Page 45 Review by Stephen

Consistently engrossing series of very short pieces, most of them no longer than four panels. Even as part of a sequence, the storytelling is wonderfully economical, with the first panel plunging you without delay into the latest memory, history lesson or random, fanciful, often surreal thought for the day. Some are evoked with a lyrical grace that will leave you sighing, whilst others are charmingly whimsical.

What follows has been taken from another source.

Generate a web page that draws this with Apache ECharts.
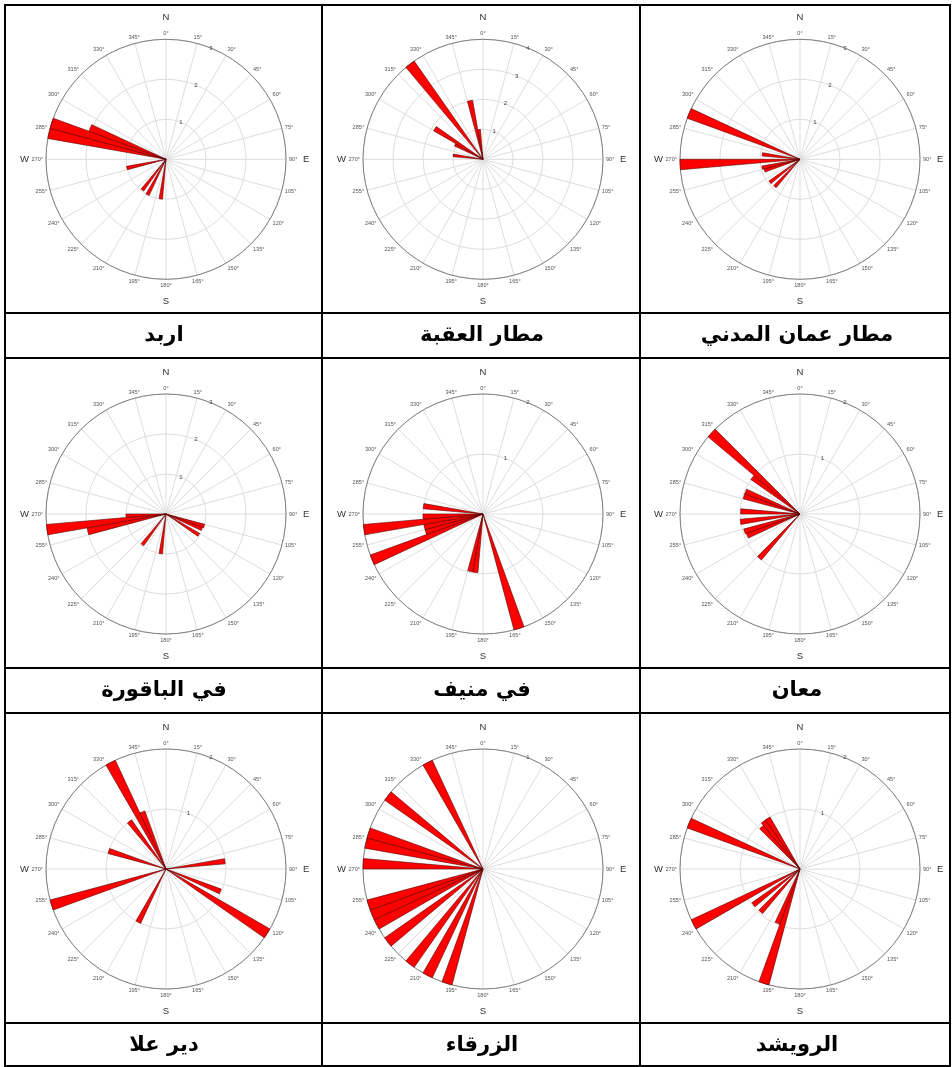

Subjects include kisses, summer dresses, hair rats (I never knew about hair rats: hair nets stuffed with - then pinned into - their owner's own hair, giving it extra volume), obeying pedestrian "Walk" signals, or a swim Rebecca once took as a young girl with her brother and two other girls, where she fell far behind, which I found both moving and exhausting. There's a touching honesty in her childhood recollections of naivety, sensitivity, insensitivity and loneliness. In places it's as sweetly melancholic as Lucy Knisley & Hope Larson's LETTERS FROM THE BOTTOM OF THE SEA, whilst in others it's as bizarre as Dame Darcy's work.

Visually you'll see Kraatz develop across the pages (the first four of five, in all honesty, have to be got through before you'll hear her real voice begin to speak up) into someone who knows precisely what needs to be drawn, and how. Then, as her lines thicken and soften into a relaxed flow, she does indeed summon up thoughts of Larson and Darcy, but with her very own fondness for the older fashions of the 1940s. Even early on there's a sequence about her neighbour, Mr. Desmond, whose final story is told quietly and concisely before concluding with a panel whose picture contradicts the narration with uncommon eloquence:

"Walking by Mr. Desmond's house, with the huge lilac bush by the front entry, I could usually see him in the living room, sitting in his favourite chair. There were some photos on the table beside his chair. Foremost was one of his deceased wife.
"When she was alive, they lived by the ocean, where she swam twice a day.
"As they grew older, and her memory began to fade, Mr. Desmond became worried about his wife's habitual swims. She he bought a house inland for her."

"I planted a lilac by the door for you," he's saying... But his wife's own private thought bubble is filled with an image of the waves.